You absolutely can lose all your money in real estate due to manager risk/fraud and/or leverage.
It would be nice if Peter Kim would comment on the eviction moratorium.
Peter (at) passiveincomemd.com is probably the easiest way to reach him with questions. Doubt he monitors these comments too closely on these republished posts.
Napoleon,
I’m trying to make it on lousy Soc Sec of
less than 1500 a month. Are there any investment platforms that allow “fractional investments?” That’s be for smaller investments of say 100’s vs 1,000’s. And if they do, which way(s) would you invest for returns that exceed the Real inflation rate, which is Usually at least 3 times what the d govt says? On the sale of RE whether actual physical property or thru stock REITS etc one has to hold on for at least 366 days to avoid a bigger hit tax wise? Can you tell I’m a Total RE newbie? I wonder too how one makes smart buys re agricultural/forest/raw land and where’s best? The drought out West is worsening by the day and affecting people negatively.
Not really. You usually need to be (and probably should be) an accredited investor ($1M+ in investable assets) to invest in these private deals. If you’re living on less than $1500 a month how are you going to carve out money to invest?
If you want returns that are 3 times what the CPI-U says inflation is, you’re going to need to take substantial risk and hope for the best. Right now inflation is 5%, so you’re talking 15%+. Good luck.
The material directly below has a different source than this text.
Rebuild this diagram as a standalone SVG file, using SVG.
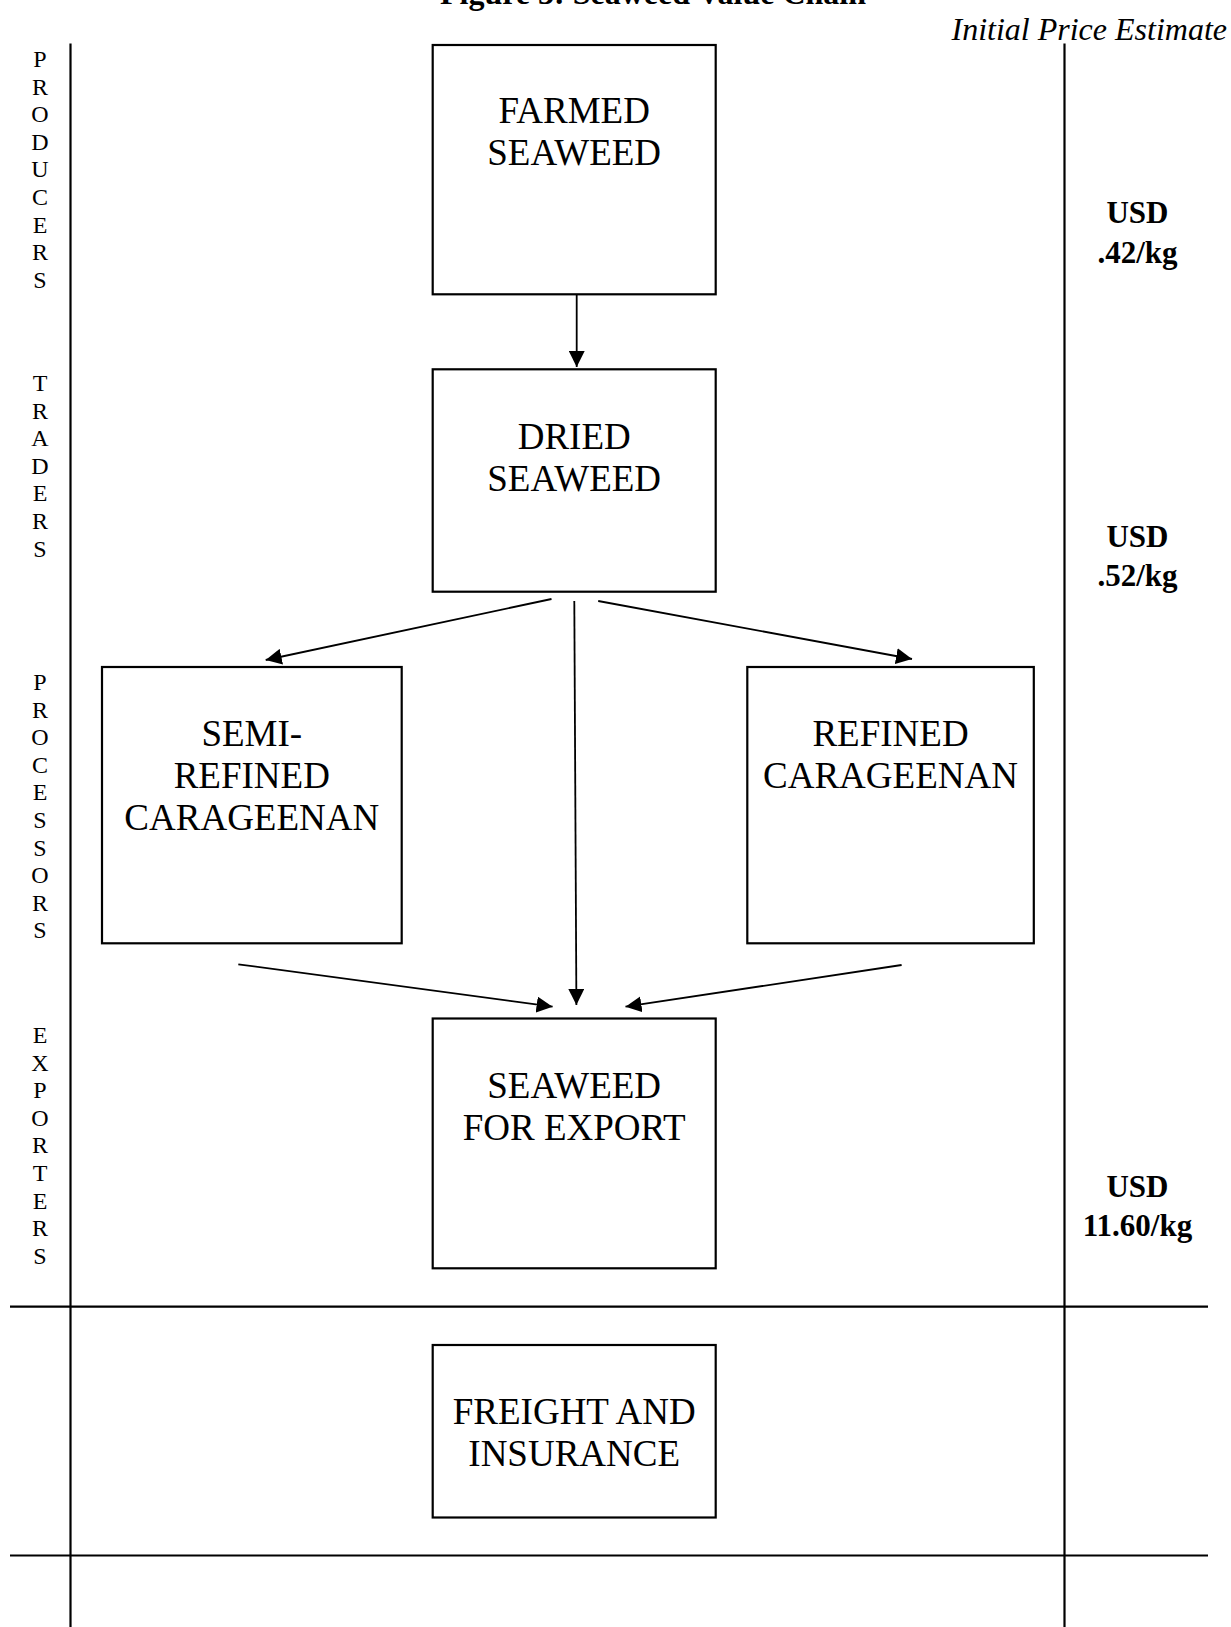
<svg xmlns="http://www.w3.org/2000/svg" width="1231" height="1627" viewBox="0 0 1231 1627">
<defs>
<style>
.bg{fill:#fff}
.rule{stroke:#000;stroke-width:2.2;fill:none}
.box{fill:#fff;stroke:#000;stroke-width:2.2}
.lbl{font-family:"Liberation Serif","Times New Roman",serif;font-size:37px;fill:#000;text-anchor:middle}
.side{font-family:"Liberation Serif","Times New Roman",serif;font-size:24px;fill:#000;text-anchor:middle}
.price{font-family:"Liberation Serif","Times New Roman",serif;font-size:31px;font-weight:bold;fill:#000;text-anchor:middle}
.conn{stroke:#000;stroke-width:1.8;fill:none;marker-end:url(#ah)}
</style>
<marker id="ah" viewBox="0 0 16 16" refX="16" refY="8" markerWidth="16" markerHeight="16" markerUnits="userSpaceOnUse" orient="auto">
<path d="M0,0 L16,8 L0,16 Z" fill="#000"/>
</marker>
</defs>
<rect class="bg" x="0" y="0" width="1231" height="1627"/>

<g id="title">
<text x="653" y="4" font-family="'Liberation Serif','Times New Roman',serif" font-size="32" font-weight="bold" text-anchor="middle">Figure 3: Seaweed Value Chain</text>
<text x="1227" y="40" font-family="'Liberation Serif','Times New Roman',serif" font-size="32" font-style="italic" text-anchor="end">Initial Price Estimate</text>
</g>

<g id="grid">
<line class="rule" x1="70.5" y1="43.5" x2="70.5" y2="1627"/>
<line class="rule" x1="1064.5" y1="43.5" x2="1064.5" y2="1627"/>
<line class="rule" x1="10" y1="1306.7" x2="1208" y2="1306.7"/>
<line class="rule" x1="10" y1="1555.5" x2="1208" y2="1555.5"/>
</g>

<g id="stage-labels">
<text class="side" x="40"><tspan x="40" y="67">P</tspan><tspan x="40" dy="27.6">R</tspan><tspan x="40" dy="27.6">O</tspan><tspan x="40" dy="27.6">D</tspan><tspan x="40" dy="27.6">U</tspan><tspan x="40" dy="27.6">C</tspan><tspan x="40" dy="27.6">E</tspan><tspan x="40" dy="27.6">R</tspan><tspan x="40" dy="27.6">S</tspan></text>
<text class="side" x="40"><tspan x="40" y="391">T</tspan><tspan x="40" dy="27.6">R</tspan><tspan x="40" dy="27.6">A</tspan><tspan x="40" dy="27.6">D</tspan><tspan x="40" dy="27.6">E</tspan><tspan x="40" dy="27.6">R</tspan><tspan x="40" dy="27.6">S</tspan></text>
<text class="side" x="40"><tspan x="40" y="690">P</tspan><tspan x="40" dy="27.6">R</tspan><tspan x="40" dy="27.6">O</tspan><tspan x="40" dy="27.6">C</tspan><tspan x="40" dy="27.6">E</tspan><tspan x="40" dy="27.6">S</tspan><tspan x="40" dy="27.6">S</tspan><tspan x="40" dy="27.6">O</tspan><tspan x="40" dy="27.6">R</tspan><tspan x="40" dy="27.6">S</tspan></text>
<text class="side" x="40"><tspan x="40" y="1043">E</tspan><tspan x="40" dy="27.6">X</tspan><tspan x="40" dy="27.6">P</tspan><tspan x="40" dy="27.6">O</tspan><tspan x="40" dy="27.6">R</tspan><tspan x="40" dy="27.6">T</tspan><tspan x="40" dy="27.6">E</tspan><tspan x="40" dy="27.6">R</tspan><tspan x="40" dy="27.6">S</tspan></text>
</g>

<g id="prices">
<text class="price" x="1137.5" y="223">USD</text>
<text class="price" x="1137.5" y="262.5">.42/kg</text>
<text class="price" x="1137.5" y="547">USD</text>
<text class="price" x="1137.5" y="586">.52/kg</text>
<text class="price" x="1137.5" y="1197">USD</text>
<text class="price" x="1137.5" y="1235.5">11.60/kg</text>
</g>

<g id="connectors">
<line class="conn" x1="576.7" y1="295" x2="576.7" y2="367"/>
<line class="conn" x1="551.5" y1="599" x2="265.7" y2="660"/>
<line class="conn" x1="574.3" y1="601" x2="576.4" y2="1005"/>
<line class="conn" x1="598.2" y1="601" x2="912" y2="659"/>
<line class="conn" x1="238.3" y1="964.3" x2="552.6" y2="1006.7"/>
<line class="conn" x1="901.6" y1="965" x2="625.5" y2="1006.7"/>
</g>

<g id="node-farmed">
<rect class="box" x="432.7" y="45" width="283" height="249.3"/>
<text class="lbl" x="574.2" y="123">FARMED</text>
<text class="lbl" x="574.2" y="165">SEAWEED</text>
</g>

<g id="node-dried">
<rect class="box" x="432.7" y="369.3" width="283" height="222.4"/>
<text class="lbl" x="574.2" y="449">DRIED</text>
<text class="lbl" x="574.2" y="491">SEAWEED</text>
</g>

<g id="node-semi">
<rect class="box" x="102" y="667" width="299.7" height="276.3"/>
<text class="lbl" x="251.8" y="746">SEMI-</text>
<text class="lbl" x="251.8" y="788">REFINED</text>
<text class="lbl" x="251.8" y="830">CARAGEENAN</text>
</g>

<g id="node-refined">
<rect class="box" x="747.3" y="667" width="286.5" height="276.3"/>
<text class="lbl" x="890.5" y="746">REFINED</text>
<text class="lbl" x="890.5" y="788">CARAGEENAN</text>
</g>

<g id="node-export">
<rect class="box" x="432.7" y="1018.5" width="283" height="249.8"/>
<text class="lbl" x="574.2" y="1098">SEAWEED</text>
<text class="lbl" x="574.2" y="1140">FOR EXPORT</text>
</g>

<g id="node-freight">
<rect class="box" x="432.7" y="1345" width="283" height="172.5"/>
<text class="lbl" x="574.2" y="1424">FREIGHT AND</text>
<text class="lbl" x="574.2" y="1466">INSURANCE</text>
</g>
</svg>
Yes, short term capital gains become long term capital gains after 1 year.
David,
I believe you are a ringer for reading this while taking in SS 🙂 Primary home can be sold tax free after 2 out of 5 years from appreciation out of basis. If your primary income is SS in this case, then your long term capital gain(selling after 365 days) is 0% . And you may not even need to file IRS tax for the such 1099-SS income(not sure which state you live).
I invest consistently in two areas: RE (rental homes and raw land) and high yield dividend stock and REIT. One can obtain timberland cheaply with nearly no property tax due to designated forestland tax exemption. And one can even live semi-offgrid in there with least expense in this case. Timberland in the west is not affected as much due to winter snow as primary source of water. Ag land requires water right to irrigate and does take more work to grow something. However trees just need good maintenance through dead wood removal and thinning by selling wood. Raw land can be seen as inflation proof and is a long term investment with very good multi-purpose use.
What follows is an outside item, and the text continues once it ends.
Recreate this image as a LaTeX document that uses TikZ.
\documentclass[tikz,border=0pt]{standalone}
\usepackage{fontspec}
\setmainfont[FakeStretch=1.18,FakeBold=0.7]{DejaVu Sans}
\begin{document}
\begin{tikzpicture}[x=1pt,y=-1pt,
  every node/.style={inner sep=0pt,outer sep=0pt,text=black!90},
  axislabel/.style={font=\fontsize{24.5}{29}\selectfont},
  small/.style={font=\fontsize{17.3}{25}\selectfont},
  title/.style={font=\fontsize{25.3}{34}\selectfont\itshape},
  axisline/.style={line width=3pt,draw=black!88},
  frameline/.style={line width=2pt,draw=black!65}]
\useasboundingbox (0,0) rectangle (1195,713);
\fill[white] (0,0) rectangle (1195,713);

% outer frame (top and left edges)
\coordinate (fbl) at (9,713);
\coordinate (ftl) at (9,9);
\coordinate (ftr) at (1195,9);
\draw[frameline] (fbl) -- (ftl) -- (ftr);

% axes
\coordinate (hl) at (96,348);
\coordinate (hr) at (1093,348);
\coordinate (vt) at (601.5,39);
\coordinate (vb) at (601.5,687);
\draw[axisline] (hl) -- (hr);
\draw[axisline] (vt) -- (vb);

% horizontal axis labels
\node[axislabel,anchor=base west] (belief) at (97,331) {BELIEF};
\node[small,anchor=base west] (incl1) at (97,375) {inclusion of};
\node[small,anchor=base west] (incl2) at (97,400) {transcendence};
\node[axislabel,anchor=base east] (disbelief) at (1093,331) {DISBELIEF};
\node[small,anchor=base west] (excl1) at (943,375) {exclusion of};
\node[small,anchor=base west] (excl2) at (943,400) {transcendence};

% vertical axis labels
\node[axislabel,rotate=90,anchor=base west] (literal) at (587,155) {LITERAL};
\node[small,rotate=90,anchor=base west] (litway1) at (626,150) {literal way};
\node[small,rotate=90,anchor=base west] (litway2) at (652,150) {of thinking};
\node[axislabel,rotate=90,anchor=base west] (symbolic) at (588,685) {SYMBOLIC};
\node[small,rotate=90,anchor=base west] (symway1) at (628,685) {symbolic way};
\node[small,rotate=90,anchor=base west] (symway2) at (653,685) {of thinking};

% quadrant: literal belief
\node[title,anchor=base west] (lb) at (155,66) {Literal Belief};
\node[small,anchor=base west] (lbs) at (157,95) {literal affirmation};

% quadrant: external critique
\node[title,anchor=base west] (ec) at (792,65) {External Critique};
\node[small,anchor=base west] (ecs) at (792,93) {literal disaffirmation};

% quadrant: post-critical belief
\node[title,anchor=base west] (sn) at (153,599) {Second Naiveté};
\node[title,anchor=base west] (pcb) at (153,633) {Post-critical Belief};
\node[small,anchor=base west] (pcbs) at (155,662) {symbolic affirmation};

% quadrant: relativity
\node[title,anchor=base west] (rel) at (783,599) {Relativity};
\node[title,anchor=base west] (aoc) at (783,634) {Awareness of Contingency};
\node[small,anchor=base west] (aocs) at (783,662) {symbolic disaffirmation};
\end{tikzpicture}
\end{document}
On stock and REIT dividend returns, you could find quite a few that can beat inflation, if not itself, then at least twice(with use of DRIP). Putting all cash in the bank is probably the worst thing one can do because $100 today will worth only $90 or less in just a few years.
I do not trust a second hand private funds with any promised return. Do things that only I can control, that is tangible, and with tolerable risk.
Does option #3 (private real estate fund) also miss out on the tax benefit of depreciation listed under #1 for REITs as well?
Great question when it comes to an equity fund. I have been told that despite adopting a REIT structure (as many have done recently in order to qualify for 199A tax benefits), an equity fund can still pass through depreciation to its owners. However, I have not yet received a K-1 from an equity fund that has adopted a REIT structure in order to verify that and everything I read says that it cannot pass through depreciation as depreciation. Certainly most REITs do not do that as they don’t send out a K-1, just a 1099.
However, a significant part of REIT distributions are technically returns of capital, and in some ways, since REITS do get depreciation on their properties, this is the way they pass that depreciation on to investors, in that not all of an investor’s distribution is taxable. Realty Mogul gives a good explanation of this here:
https://www.realtymogul.com/knowledge-center/article/depreciation-taxes-reit-and-private-placement-investments
For a debt fund, might as well have it be a REIT. At least that helps a little with the taxes.
Hi Jim,
Do you have a blog post on which real estate investments you have specifically chosen for yourself and why? ie why one DLP fund versus the other…why specific Origin fund over another
I do write what I have actually invested in regularly. I have written more specifics in the past but now do much less due to two issues:
# 1 Most LLC agreements do not allow you to do anything that would harm the partnership. When I have written negative things about a real estate deal (such as a syndication where fraud was involved and investors may face a total loss), they’re quick to point that out. They’re fine with me saying good things, but bad things have legal consequences for me. I figured it was more honest for my readers to just leave things more vague rather than specific if all I could say was good things when I got specific.
# 2 If I were to recommend DLP over Origin then all my readers would invest in DLP and none of them would invest in Origin. And then Origin would stop advertising with me. Or vice versa. We’re running a business here and conflicts of interest abound. Plus, how would I then look when Origin outperformed DLP (or vice versa). I’d lose trust and credibility. Since I don’t actually have any idea which one will provide the best risk-adjusted returns in the future, I’ve decided to just introduce people to these firms, let them know what I’m doing, and then as accredited investors they can make their own decisions. Yes, there are different things I like about each fund and I try to mention those, but I use both to provide diversification against manager risk.
My choice of one fund over another is often due to availability at the time I need to invest rather than preference. That’s less an issue with evergreen funds like the DLP funds or the Origin IncomePlus fund, but there are plenty of funds that were only open to invest when I didn’t have any money to invest in it or my AA didn’t call for more real estate. Plus, how many funds does one investor really want to manage? I think I’ve got 15 or more different real estate investments right now. Adding another one (with its record-keeping and tax-paying duties) isn’t super appealing even if it looks awesome. But if I don’t invest at least a little, all my readers assume it must be terrible. The other nice thing about a minimal investment (and minimal might be $25K-$200K in some of these funds) is that I can watch closely what it does for 2 or 3 years before deciding to invest a more significant chunk with them in the same fund or their next one.